In the Northwest, taxes claimed $107 billion in 1996, one-third of the gross regional product. (When we report data for the Northwest as a whole in this book, we exclude the states only partially within the region.) Some $89 billion of that money came from taxes on labor and capital, mostly in the form of payroll taxes, personal income taxes, corporate income and other business taxes, and sales and property taxes. Just 17 percent of revenue collected came from taxes on resources. The largest of these were the part of the property tax that falls on land, rather than on buildings, and the gas tax. Others included health-oriented taxes on alcohol and tobacco, small energy taxes, pollution taxes, and motor vehicle fees. Elsewhere in the tax codes, meanwhile, environmentally damaging activities including driving, logging, and mining received special subsidies. (Sightline describes these subsidies in a companion volume, Hazardous Handouts: Taxpayer Subsidies to Environmental Destruction.)

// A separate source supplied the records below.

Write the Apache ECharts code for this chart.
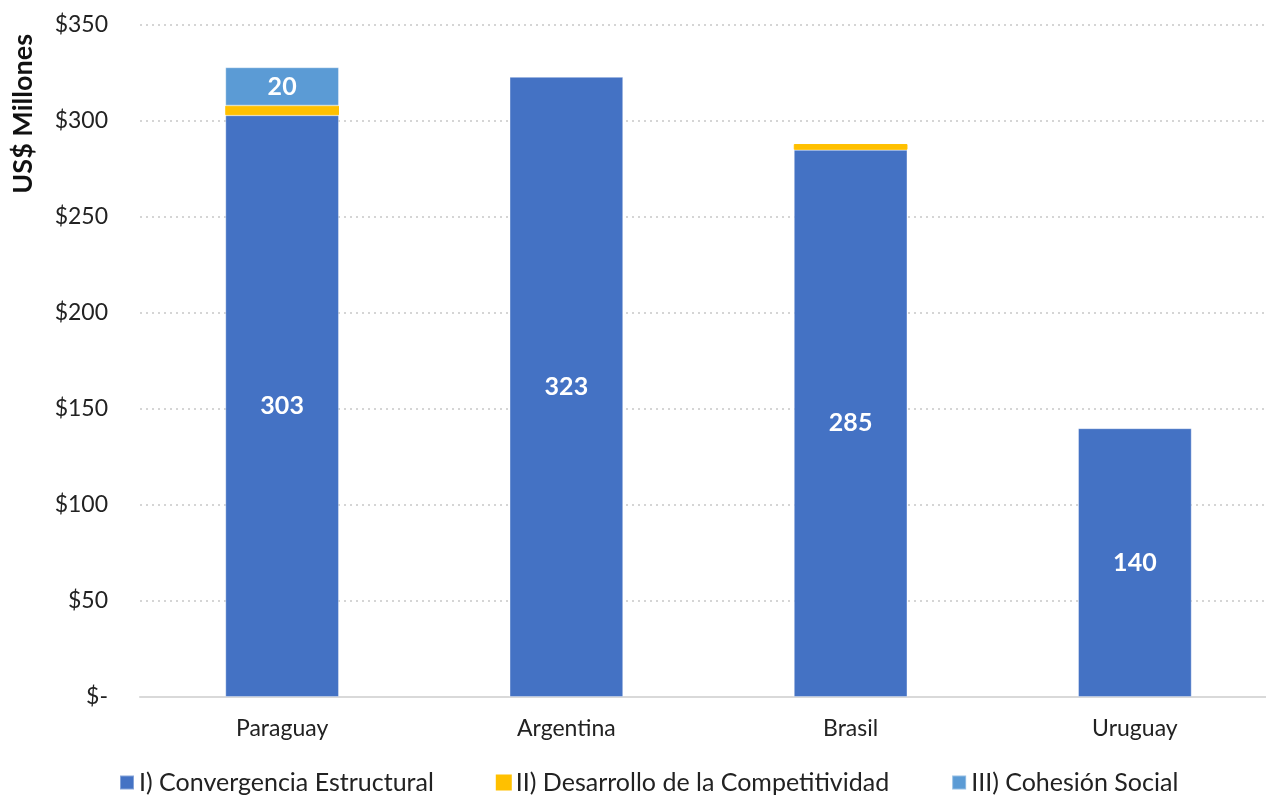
<!DOCTYPE html>
<html>
<head>
<meta charset="utf-8">
<script src="https://cdn.jsdelivr.net/npm/echarts@6/dist/echarts.min.js"></script>
<style>html,body{margin:0;padding:0;background:#fff;}#c{width:1266px;height:798px;}</style>
</head>
<body>
<div id="c"></div>
<script>
const categories = ['Paraguay', 'Argentina', 'Brasil', 'Uruguay'];
const seriesNames = ['I) Convergencia Estructural', 'II) Desarrollo de la Competitividad', 'III) Cohesión Social'];
const convergencia = [303, 323, 285, 140];
const competitividad = [5, null, 3, null];
const cohesion = [20, null, null, null];
const yTicks = [0, 50, 100, 150, 200, 250, 300, 350];
const axisTitle = 'US$ Millones';

const FONT = 'Lato, "Open Sans", sans-serif';
const chart = echarts.init(document.getElementById('c'));
const lbl = {
  show: true, position: 'inside', color: '#fff', fontWeight: 'bold',
  fontSize: 25, fontFamily: FONT,
  formatter: p => (p.value > 10 ? String(p.value) : '')
};
chart.setOption({
  animation: false,
  grid: { left: 140, top: 25, width: 1137, bottom: 101, containLabel: false, outerBoundsMode: 'none' },
  legend: {
    bottom: -2, left: 114, itemWidth: 14, itemHeight: 14, itemGap: 62,
    icon: 'rect',
    textStyle: { fontSize: 25, color: '#222', fontFamily: FONT },
    data: seriesNames
  },
  graphic: [{
    type: 'text', left: 10, top: 34, rotation: Math.PI / 2,
    style: { text: axisTitle, fill: '#111', font: 'bold 27px ' + FONT }
  }],
  xAxis: {
    type: 'category', data: categories,
    axisLine: { lineStyle: { color: '#d9d9d9', width: 2 } },
    axisTick: { show: false },
    axisLabel: { fontSize: 23, color: '#222', margin: 20, fontFamily: FONT }
  },
  yAxis: {
    type: 'value', min: 0, max: 350, interval: 50,
    axisLine: { show: false }, axisTick: { show: false },
    axisLabel: {
      fontSize: 23, color: '#222', margin: 32, fontFamily: FONT,
      formatter: v => (yTicks.includes(v) ? (v === 0 ? '$-' : '$' + v) : '')
    },
    splitLine: { lineStyle: { color: '#c8c8c8', type: [2, 4], width: 1.5 } }
  },
  series: [
    { name: seriesNames[0], type: 'bar', stack: 't', data: convergencia, barWidth: '40%',
      itemStyle: { color: '#4472C4', borderColor: 'rgba(255,255,255,0.35)', borderWidth: 1 }, label: lbl },
    { name: seriesNames[1], type: 'bar', stack: 't', data: competitividad,
      itemStyle: { color: '#FFC000', borderColor: '#FFC000', borderWidth: 1 }, label: { show: false } },
    { name: seriesNames[2], type: 'bar', stack: 't', data: cohesion,
      itemStyle: { color: '#5B9BD5', borderColor: 'rgba(255,255,255,0.35)', borderWidth: 1 }, label: lbl }
  ]
});
</script>
</body>
</html>
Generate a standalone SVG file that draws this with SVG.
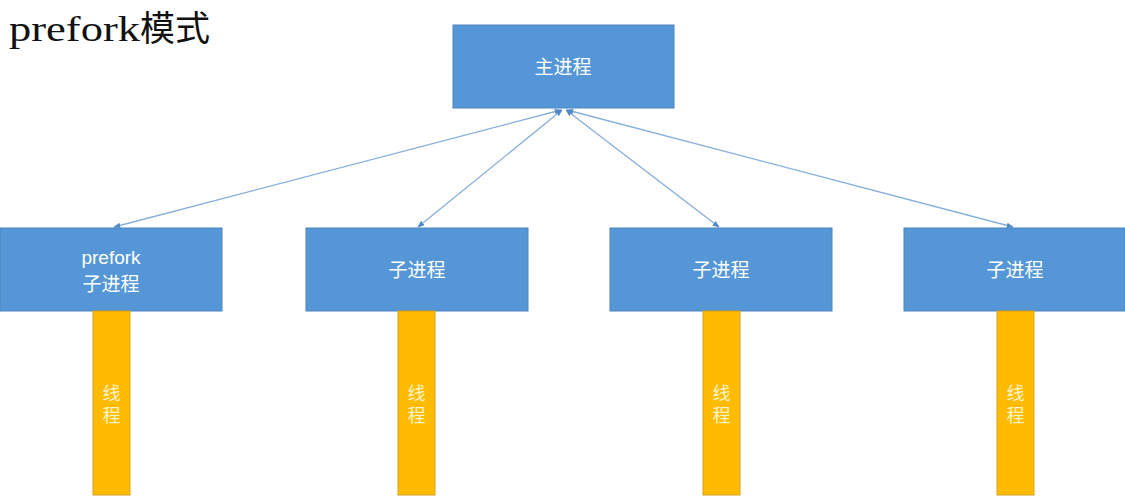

Because taxes on labor and capital are high in the Northwest as elsewhere, the prices of housing and labor are higher than they should be. So are the prices of things that use labor intensively, such as medical care and education. In both the United States and Canada, the combination of income taxes and payroll taxes (such as unemployment insurance) puts a tax burden on paychecks that usually exceeds 30 percent. For a worker to get $1,000 in after-tax pay, she and her employer must write checks worth $300 or more to the government. These taxes effectively penalize hiring and working and push the economy to use fewer workers instead of fewer natural resources.

Levies on capital and labor squelch investment and worker effort. Every dollar raised through taxes on capital or labor reduces economic output by dampening productivity. Overall, taxes affecting the Northwest cause so-called deadweight losses of about 24 cents per dollar collected. All together, these losses come to approximately $26 billion annually in the region, equal to 8 percent of economic output.

A tax shift revolt in the Northwest may not come easily. The idea is still new and unfamiliar; existing taxes, though products of a history of errors, have the force of custom behind them. Fortunately, reforms need not occur all at once. A tax shift can proceed in steps, and each step will strengthen the economy while helping the environment. In the end, the practical challenge is one of public education and political organizing, and the organizing may come more easily than expected. After all, we have much to lose--needless death and suffering, unnecessary poverty and unemployment, endangerment of the landscape, and tax laws that punish virtues while rewarding vices.